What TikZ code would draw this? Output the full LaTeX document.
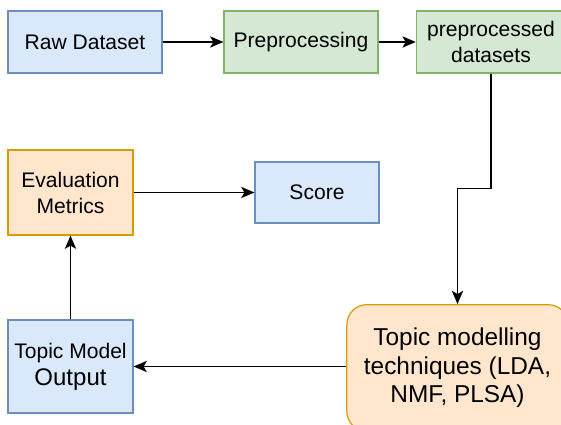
\documentclass[tikz,border=0pt]{standalone}
\usepackage{fontspec}
\setmainfont{Liberation Sans}
\usetikzlibrary{arrows.meta}

\definecolor{bluefill}{HTML}{DAE8FC}
\definecolor{bluedraw}{HTML}{6C8EBF}
\definecolor{greenfill}{HTML}{D5E8D4}
\definecolor{greendraw}{HTML}{82B366}
\definecolor{orangefill}{HTML}{FFE6CC}
\definecolor{orangedraw}{HTML}{D79B00}

\begin{document}
\begin{tikzpicture}[x=0.75pt, y=-0.75pt,
    box/.style={rectangle, draw, line width=0.9pt, align=center, inner sep=0pt,
      font=\fontsize{15.8}{19.5}\selectfont},
    bluebox/.style={box, fill=bluefill, draw=bluedraw},
    greenbox/.style={box, fill=greenfill, draw=greendraw},
    orangebox/.style={box, fill=orangefill, draw=orangedraw},
    arr/.style={draw, line width=0.9pt, -{Stealth[length=10pt, width=8.5pt, inset=2.5pt]}}]
    \useasboundingbox (0,0) rectangle (561,425);

    \node[bluebox, minimum width=115.5pt, minimum height=46.5pt] (raw) at (85,42) {Raw Dataset};
    \node[greenbox, minimum width=115.5pt, minimum height=46.5pt] (prep) at (301,42) {Preprocessing};
    \node[greenbox, minimum width=112pt, minimum height=46.5pt] (pped) at (491,42) {preprocessed\\datasets};
    \node[orangebox, minimum width=93.75pt, minimum height=63.75pt] (eval) at (70.5,192.5) {Evaluation\\Metrics};
    \node[bluebox, minimum width=93pt, minimum height=45.75pt] (score) at (317,192.5) {Score};
    \node[bluebox, minimum width=93.75pt, minimum height=69.75pt] (out) at (70.5,366.5)
      {Topic Model\\[0.6pt]{\fontsize{18}{21}\selectfont Output}};
    \node[orangebox, rounded corners=15pt, minimum width=166pt, minimum height=95pt,
      font=\fontsize{18.3}{21.3}\selectfont] (tech) at (457.5,368)
      {Topic modelling\\techniques (LDA,\\NMF, PLSA)};

    \draw[arr] (raw) -- (prep);
    \draw[arr] (prep) -- (pped);
    \draw[arr] (pped.south) -- ++(0,115) -| (tech.north);
    \draw[arr] (tech.west |- out) -- (out);
    \draw[arr] (out) -- (eval);
    \draw[arr] (eval) -- (score);
\end{tikzpicture}
\end{document}
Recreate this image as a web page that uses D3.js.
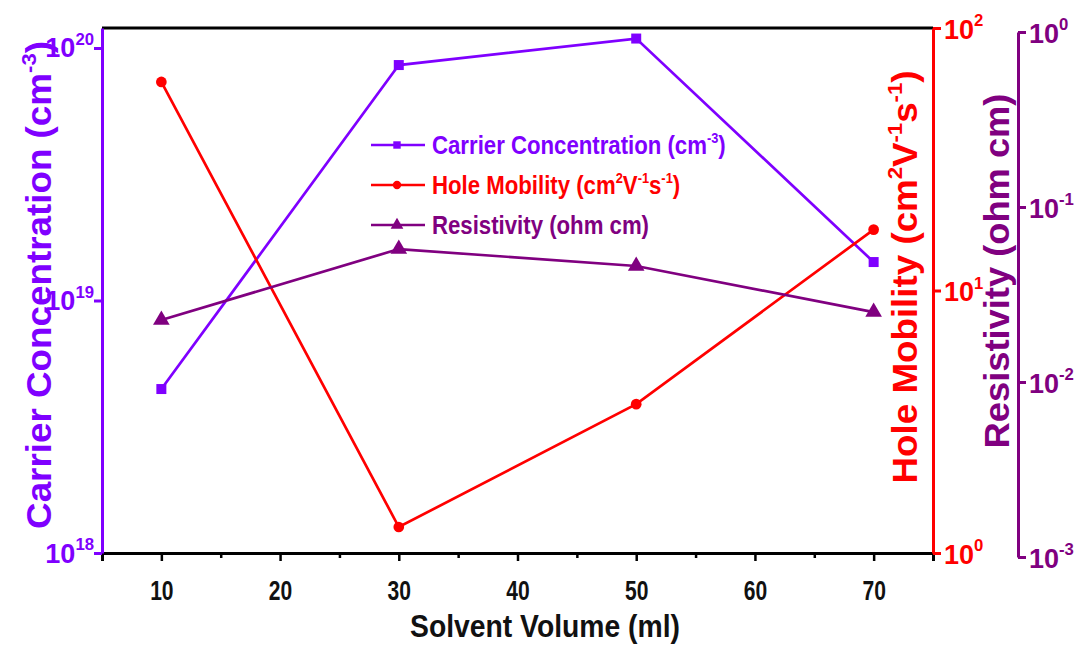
<!DOCTYPE html>
<html>
<head>
<meta charset="utf-8">
<script src="https://cdn.jsdelivr.net/npm/d3@7"></script>
<style>
  html, body { margin: 0; padding: 0; background: #fff; }
  svg { display: block; }
  .lbl { font-family: "Liberation Sans", Arial, sans-serif; font-weight: bold; }
</style>
</head>
<body>
<svg id="chart" width="1074" height="651"></svg>
<script>
// Solvent volume (ml) on the x axis
const volumes = [10, 30, 50, 70];
// Carrier concentration (cm^-3), left axis
const carrier = [4.46e18, 8.56e19, 1.09e20, 1.42e19];
// Hole mobility (cm^2 V^-1 s^-1), first right axis
const mobility = [62.3, 1.256, 3.69, 17.06];
// Resistivity (ohm cm), second right axis
const resistivity = [0.0226, 0.0575, 0.046, 0.0251];

const xTicks = [10, 20, 30, 40, 50, 60, 70];
const xMinorTicks = [5, 15, 25, 35, 45, 55, 65, 75];
const carrierTicks = [1e18, 1e19, 1e20];
const mobilityTicks = [1, 10, 100];
const resistivityTicks = [1e-3, 1e-2, 1e-1, 1];

const COL_CARRIER = "#7f00ff";
const COL_MOBILITY = "#ff0000";
const COL_RESIST = "#800080";
const NARROW = 0.78; // horizontal squeeze for the condensed label face

const svg = d3.select("#chart");

const plotL = 102, plotR = 933, plotT = 28, plotB = 553;
const purpleX = 1018, purpleT = 32, purpleB = 557;

const x = d3.scaleLinear().domain([5, 75]).range([plotL, plotR]);
const yCarrier = d3.scaleLog().domain([1e18, 1.2e20]).range([plotB, plotT]);
const yMobility = d3.scaleLog().domain([1, 100]).range([plotB, plotT]);
const yResist = d3.scaleLog().domain([1e-3, 1]).range([purpleB, purpleT]);

// writes rich text: parts with optional superscript, using pixel offsets
function richText(t, parts, size, supSize, rise) {
  let raised = false;
  parts.forEach(p => {
    const s = t.append("tspan").text(p.t);
    if (p.sup && !raised) { s.attr("dy", -rise).attr("font-size", supSize); raised = true; }
    else if (p.sup) { s.attr("font-size", supSize); }
    else if (raised) { s.attr("dy", rise); raised = false; }
  });
}

// "10" with a raised exponent
function powerLabel(sel, v, size) {
  const e = Math.round(Math.log10(v));
  sel.text("");
  sel.append("tspan").text("10");
  sel.append("tspan").attr("dy", -size * 0.45).attr("font-size", size * 0.62).text(e);
}

// top frame line
svg.append("line").attr("x1", plotL).attr("x2", plotR).attr("y1", plotT).attr("y2", plotT)
  .attr("stroke", "#000").attr("stroke-width", 3);

// bottom axis
const xAxis = d3.axisBottom(x).tickValues(xTicks).tickSize(8).tickFormat(d3.format("d"));
const gx = svg.append("g").attr("transform", `translate(0,${plotB})`).call(xAxis);
gx.select(".domain").attr("stroke", "#000").attr("stroke-width", 3);
gx.selectAll(".tick line").attr("stroke", "#000").attr("stroke-width", 2.5);
gx.selectAll(".tick text").attr("class", "lbl").attr("font-size", 27).attr("fill", "#111")
  .attr("y", 0).attr("dy", 0)
  .attr("transform", `translate(0,47) scale(${NARROW},1)`);
const gxm = svg.append("g").attr("transform", `translate(0,${plotB})`)
  .call(d3.axisBottom(x).tickValues(xMinorTicks).tickSize(5).tickFormat(""));
gxm.select(".domain").remove();
gxm.selectAll(".tick line").attr("stroke", "#000").attr("stroke-width", 2.5);

// left axis (carrier concentration)
const TICK_FS = 27;
const gl = svg.append("g").attr("transform", `translate(${plotL},0)`)
  .call(d3.axisLeft(yCarrier).tickValues(carrierTicks).tickSize(8).tickSizeOuter(0));
gl.select(".domain").attr("stroke", COL_CARRIER).attr("stroke-width", 3);
gl.selectAll(".tick line").attr("stroke", COL_CARRIER).attr("stroke-width", 3);
gl.selectAll(".tick text").attr("class", "lbl").attr("font-size", TICK_FS).attr("fill", COL_CARRIER)
  .attr("x", -8).attr("dy", 0).attr("y", 9)
  .each(function(d) { powerLabel(d3.select(this), d, TICK_FS); });

// right axis (hole mobility)
const gr = svg.append("g").attr("transform", `translate(${plotR},0)`)
  .call(d3.axisRight(yMobility).tickValues(mobilityTicks).tickSize(8).tickSizeOuter(0));
gr.select(".domain").attr("stroke", COL_MOBILITY).attr("stroke-width", 3);
gr.selectAll(".tick line").attr("stroke", COL_MOBILITY).attr("stroke-width", 3);
gr.selectAll(".tick text").attr("class", "lbl").attr("font-size", TICK_FS).attr("fill", COL_MOBILITY)
  .attr("x", 11).attr("dy", 0).attr("y", 10)
  .each(function(d) { powerLabel(d3.select(this), d, TICK_FS); });

// offset right axis (resistivity)
const gp = svg.append("g").attr("transform", `translate(${purpleX},0)`)
  .call(d3.axisRight(yResist).tickValues(resistivityTicks).tickSize(8).tickSizeOuter(0));
gp.select(".domain").attr("stroke", COL_RESIST).attr("stroke-width", 3);
gp.selectAll(".tick line").attr("stroke", COL_RESIST).attr("stroke-width", 3);
gp.selectAll(".tick text").attr("class", "lbl").attr("font-size", TICK_FS).attr("fill", COL_RESIST)
  .attr("x", 11).attr("dy", 0).attr("y", 10)
  .each(function(d) { powerLabel(d3.select(this), d, TICK_FS); });

// rotated axis titles, stretched to a given length along the axis
function rotatedTitle(bx, cy, color, size, length, parts) {
  const t = svg.append("text").attr("class", "lbl").attr("font-size", size).attr("fill", color)
    .attr("text-anchor", "middle");
  richText(t, parts, size, size * 0.6, size * 0.42);
  const k = length / t.node().getComputedTextLength();
  t.attr("transform", `translate(${bx},${cy}) rotate(-90) scale(${k},1)`);
  return t;
}
rotatedTitle(51, 285, COL_CARRIER, 35, 488, [
  { t: "Carrier Concentration (cm" }, { t: "-3", sup: true }, { t: ")" }
]);
rotatedTitle(917, 277, COL_MOBILITY, 35, 413, [
  { t: "Hole Mobility (cm" }, { t: "2", sup: true }, { t: "V" },
  { t: "-1", sup: true }, { t: "s" }, { t: "-1", sup: true }, { t: ")" }
]);
rotatedTitle(1009, 271, COL_RESIST, 35, 355, [{ t: "Resistivity (ohm cm)" }]);

// x axis title
const xt = svg.append("text").attr("class", "lbl").attr("font-size", 32).attr("fill", "#111")
  .attr("text-anchor", "middle").text("Solvent Volume (ml)");
xt.attr("transform", `translate(545,637) scale(${270 / xt.node().getComputedTextLength()},1)`);

// series
const series = [
  { values: carrier, y: yCarrier, color: COL_CARRIER, marker: d3.symbolSquare, size: 100 },
  { values: mobility, y: yMobility, color: COL_MOBILITY, marker: d3.symbolCircle, size: 90 },
  { values: resistivity, y: yResist, color: COL_RESIST, marker: d3.symbolTriangle, size: 120 }
];

series.forEach(s => {
  const pts = volumes.map((v, i) => [x(v), s.y(s.values[i])]);
  svg.append("path").attr("d", d3.line()(pts)).attr("fill", "none")
    .attr("stroke", s.color).attr("stroke-width", 2.7);
  svg.append("g").selectAll("path").data(pts).join("path")
    .attr("transform", d => `translate(${d[0]},${d[1]})`)
    .attr("d", d3.symbol().type(s.marker).size(s.size)).attr("fill", s.color);
});

// legend
const legendRows = [
  { color: COL_CARRIER, marker: d3.symbolSquare, size: 55,
    parts: [{ t: "Carrier Concentration (cm" }, { t: "-3", sup: true }, { t: ")" }] },
  { color: COL_MOBILITY, marker: d3.symbolCircle, size: 55,
    parts: [{ t: "Hole Mobility (cm" }, { t: "2", sup: true }, { t: "V" },
            { t: "-1", sup: true }, { t: "s" }, { t: "-1", sup: true }, { t: ")" }] },
  { color: COL_RESIST, marker: d3.symbolTriangle, size: 70,
    parts: [{ t: "Resistivity (ohm cm)" }] }
];
const LEG_FS = 26;
const lg = svg.append("g").attr("transform", "translate(371,145)");
let legK = null;
legendRows.forEach((r, i) => {
  const g = lg.append("g").attr("transform", `translate(0,${i * 40})`);
  g.append("line").attr("x1", 0).attr("x2", 54).attr("stroke", r.color).attr("stroke-width", 2.7);
  g.append("path").attr("transform", "translate(26,0)").attr("d", d3.symbol().type(r.marker).size(r.size)).attr("fill", r.color);
  const t = g.append("text").attr("class", "lbl").attr("font-size", LEG_FS).attr("fill", r.color)
    .attr("y", 9);
  richText(t, r.parts, LEG_FS, 15, 11);
  if (legK === null) legK = 294 / t.node().getComputedTextLength();
  t.attr("transform", `translate(61,0) scale(${legK},1)`);
});
</script>
</body>
</html>
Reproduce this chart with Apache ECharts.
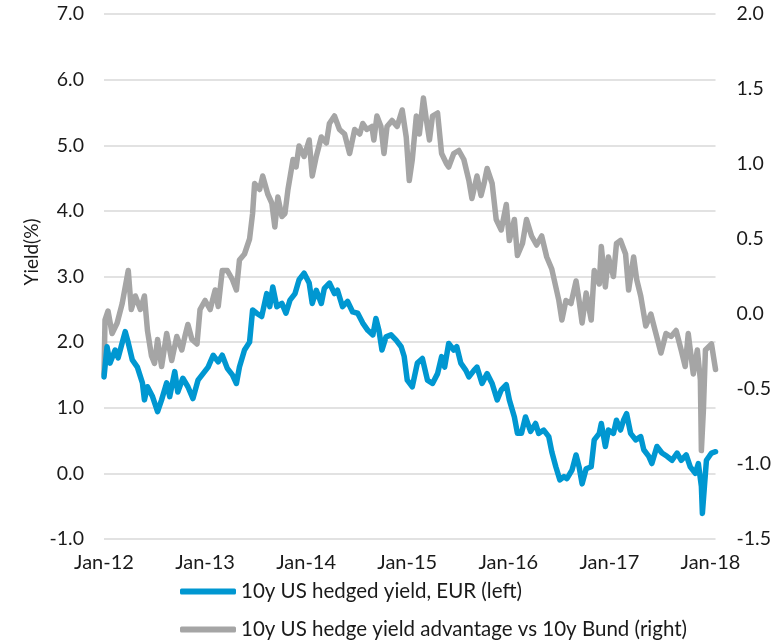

**Exercise objective:** Copy out every line from the records that has the word "with".

**Full solution:**
// writes rich text: parts with optional superscript, using pixel offsets
// "10" with a raised exponent
Reproduce this chart with Apache ECharts.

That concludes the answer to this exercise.